The defense partnerships raise a specific version of this broader safety question: Who provides oversight when AI systems are deployed in military contexts? OpenAI’s terms of service and acceptable use policies are one thing when applied to a college student using ChatGPT to write an essay. They’re something else entirely when applied to systems integrated into Pentagon operations. The company has said it maintains the right to audit and restrict use of its technology, but the practical reality of telling the Department of Defense “no” once contracts are signed and systems are embedded is far more complicated than any policy document suggests.

There’s also the question of what OpenAI’s nonprofit board — which still technically oversees the organization during its transition period — thinks about all of this. The board was reconstituted after the chaotic November 2023 episode in which directors briefly fired Altman before reversing course under pressure from employees and Microsoft. The current board includes figures like Bret Taylor, Larry Summers, and retired Admiral Michael Mullen. Mullen’s presence is itself a signal: the former Chairman of the Joint Chiefs of Staff presumably wasn’t added to the board because of his expertise in natural language processing.

The broader geopolitical context can’t be ignored either. The AI arms race between the United States and China has become a central preoccupation of Washington policymakers. Export controls on advanced chips, restrictions on Chinese AI companies, and bipartisan support for American AI dominance have created an environment where defense partnerships aren’t just commercially attractive — they’re politically advantageous. An AI company that works with the Pentagon is an AI company that has friends on Capitol Hill. And OpenAI needs friends on Capitol Hill as it faces regulatory scrutiny over its corporate restructuring, its data practices, and its market dominance.

This political calculus helps explain why Altman has been reluctant to engage with critics on the defense question. Defending the contracts too publicly risks alienating the progressive tech workers and academic researchers who form part of OpenAI’s talent pipeline. But distancing himself from the contracts risks alienating the policymakers and defense officials whose goodwill he needs. So he splits the difference: the contracts exist, but he’d rather not talk about them at parties.

The problem with this approach is that it satisfies nobody. AI safety advocates see the defense work as confirmation of their worst fears about OpenAI’s trajectory. Defense hawks see Altman’s discomfort as evidence that Silicon Valley can’t be trusted with serious national security work. And the general public — to the extent it’s paying attention — sees a CEO who talks about safety while signing military contracts, which looks a lot like hypocrisy regardless of the underlying merits.

What would honest engagement look like? It would start with Altman making a clear, public case for why OpenAI’s defense work is consistent with its mission. Not “talk to our policy team.” Not vague gestures toward cybersecurity. A real argument, with specifics about what the technology is being used for, what safeguards are in place, and what red lines the company won’t cross. It would include transparency about the decision-making process that led to removing the military-use prohibition.

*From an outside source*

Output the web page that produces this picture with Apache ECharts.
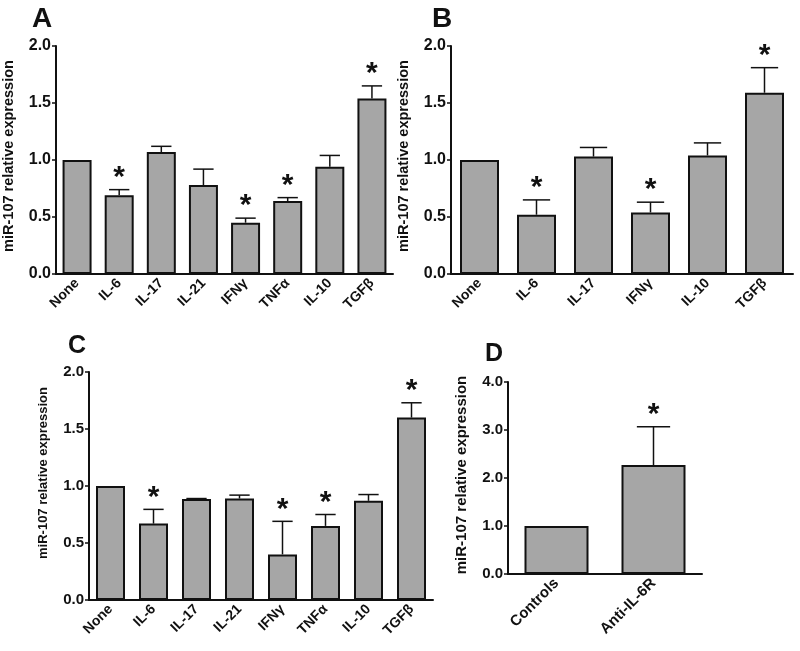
<!DOCTYPE html>
<html>
<head>
<meta charset="utf-8">
<script src="https://cdn.jsdelivr.net/npm/echarts@6/dist/echarts.min.js"></script>
<style>
html,body{margin:0;padding:0;background:#fff;}
#chart{width:800px;height:651px;}
</style>
</head>
<body>
<div id="chart"></div>
<script>
// ---- Data ----
const catsA = ['None','IL-6','IL-17','IL-21','IFNγ','TNFα','IL-10','TGFβ'];
const meanA = [1.00, 0.69, 1.07, 0.78, 0.45, 0.64, 0.94, 1.54];
const upperA = [null, 0.74, 1.12, 0.92, 0.49, 0.67, 1.04, 1.65];
const sigA = [0, 1, 0, 0, 1, 1, 0, 1];

const catsB = ['None','IL-6','IL-17','IFNγ','IL-10','TGFβ'];
const meanB = [1.00, 0.52, 1.03, 0.54, 1.04, 1.59];
const upperB = [null, 0.65, 1.11, 0.63, 1.15, 1.81];
const sigB = [0, 1, 0, 1, 0, 1];

const catsC = ['None','IL-6','IL-17','IL-21','IFNγ','TNFα','IL-10','TGFβ'];
const meanC = [1.00, 0.67, 0.885, 0.89, 0.40, 0.65, 0.87, 1.60];
const upperC = [null, 0.795, 0.89, 0.92, 0.69, 0.75, 0.925, 1.73];
const sigC = [0, 1, 0, 0, 1, 1, 0, 1];

const catsD = ['Controls','Anti-IL-6R'];
const meanD = [1.00, 2.27];
const upperD = [null, 3.07];
const sigD = [0, 1];

const yTicksAB = [0, 2, 0.5];   // min, max, interval
const yTicksD = [0, 4, 1];
const yName = 'miR-107 relative expression';

// ---- Styling ----
const FONT = 'Arial, "Liberation Sans", sans-serif';
const panels = [
  {letter:'A', cats:catsA, mean:meanA, upper:upperA, sig:sigA, ticks:yTicksAB,
   grid:{left:52, top:46, width:341, height:228}, barW:29, capR:0.7,
   tickFs:16, nameFs:14.5, nameGap:40, namePad:[0,0,0,8], catFs:14, lx:32, ly:5, lfs:28},
  {letter:'B', cats:catsB, mean:meanB, upper:upperB, sig:sigB, ticks:yTicksAB,
   grid:{left:451, top:46, width:342, height:228}, barW:39, capR:0.7,
   tickFs:16, nameFs:14.5, nameGap:40, namePad:[0,0,0,8], catFs:14, lx:432, ly:5, lfs:28},
  {letter:'C', cats:catsC, mean:meanC, upper:upperC, sig:sigC, ticks:yTicksAB,
   grid:{left:89, top:372, width:344, height:228}, barW:29, capR:0.7,
   tickFs:15, nameFs:13, nameGap:39, namePad:[0,0,0,26], catFs:14, lx:68, ly:334, lfs:25},
  {letter:'D', cats:catsD, mean:meanD, upper:upperD, sig:sigD, ticks:yTicksD,
   grid:{left:508, top:382, width:194, height:192}, barW:64, capR:0.52,
   tickFs:15, nameFs:15, nameGap:39, namePad:[0,0,0,6], catFs:15, lx:485, ly:342, lfs:25}
];

const grids = [], xAxes = [], yAxes = [], series = [], graphics = [];
panels.forEach((p, i) => {
  grids.push(Object.assign({containLabel:false}, p.grid));
  xAxes.push({
    type:'category', gridIndex:i, data:p.cats,
    axisLine:{lineStyle:{color:'#111', width:2}},
    axisTick:{alignWithLabel:true, length:5, lineStyle:{color:'#111', width:1.5}},
    axisLabel:{rotate:45, margin:7, color:'#111', fontFamily:FONT, fontWeight:'bold', fontSize:p.catFs, interval:0}
  });
  yAxes.push({
    type:'value', gridIndex:i, min:p.ticks[0], max:p.ticks[1], interval:p.ticks[2],
    name:yName, nameLocation:'middle', nameGap:p.nameGap,
    nameTextStyle:{color:'#111', fontFamily:FONT, fontWeight:'bold', fontSize:p.nameFs, padding:p.namePad},
    axisLine:{show:true, lineStyle:{color:'#111', width:2}},
    axisTick:{show:true, length:4, lineStyle:{color:'#111', width:1.5}},
    splitLine:{show:false},
    axisLabel:{margin:5, color:'#111', fontFamily:FONT, fontWeight:'bold', fontSize:p.tickFs,
      formatter: v => v.toFixed(1)}
  });
  series.push({
    type:'bar', xAxisIndex:i, yAxisIndex:i, data:p.mean, barWidth:p.barW,
    itemStyle:{color:'#a6a6a6', borderColor:'#111', borderWidth:2},
    silent:true, animation:false
  });
  const errData = p.cats.map((c, k) => [k, p.mean[k], p.upper[k] == null ? p.mean[k] : p.upper[k], p.sig[k]]);
  series.push({
    type:'custom', xAxisIndex:i, yAxisIndex:i, data:errData, z:5, animation:false, silent:true,
    encode:{x:0, y:[1,2]},
    renderItem:(params, api) => {
      const x = api.value(0), m = api.value(1), u = api.value(2), s = api.value(3);
      const p0 = api.coord([x, m]), p1 = api.coord([x, u]);
      const cw = p.barW * p.capR;
      const children = [];
      if (u > m) {
        children.push({type:'line', shape:{x1:p0[0], y1:p0[1], x2:p1[0], y2:p1[1]}, style:{stroke:'#111', lineWidth:1.5}});
        children.push({type:'line', shape:{x1:p1[0]-cw/2, y1:p1[1], x2:p1[0]+cw/2, y2:p1[1]}, style:{stroke:'#111', lineWidth:1.5}});
      }
      if (s) {
        children.push({type:'text', x:p1[0], y:p1[1]+3, style:{text:'*', fill:'#111', font:'bold 30px ' + FONT, textAlign:'center', textVerticalAlign:'bottom'}});
      }
      return {type:'group', children:children};
    }
  });
  graphics.push({type:'text', left:p.lx, top:p.ly, style:{text:p.letter, fill:'#111', font:'bold ' + p.lfs + 'px ' + FONT}});
});

const chart = echarts.init(document.getElementById('chart'), null, {renderer:'canvas'});
chart.setOption({
  backgroundColor:'#fff',
  animation:false,
  grid:grids, xAxis:xAxes, yAxis:yAxes, series:series, graphic:graphics
});
</script>
</body>
</html>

It would involve acknowledging the legitimate concerns of critics rather than dismissing them.

None of this has happened. And the longer it doesn’t happen, the more the gap between OpenAI’s stated values and its actual behavior becomes the story.

The AI industry is entering a period where the decisions made by a handful of companies will shape how this technology intersects with military power, surveillance, and state authority for decades. These decisions deserve public debate, not cocktail-party deflections. Sam Altman built OpenAI on the promise that artificial intelligence would be developed responsibly and for the benefit of humanity. Whether Pentagon contracts are consistent with that promise is a legitimate question. It deserves a real answer.

He owes us more than “talk to our policy team.”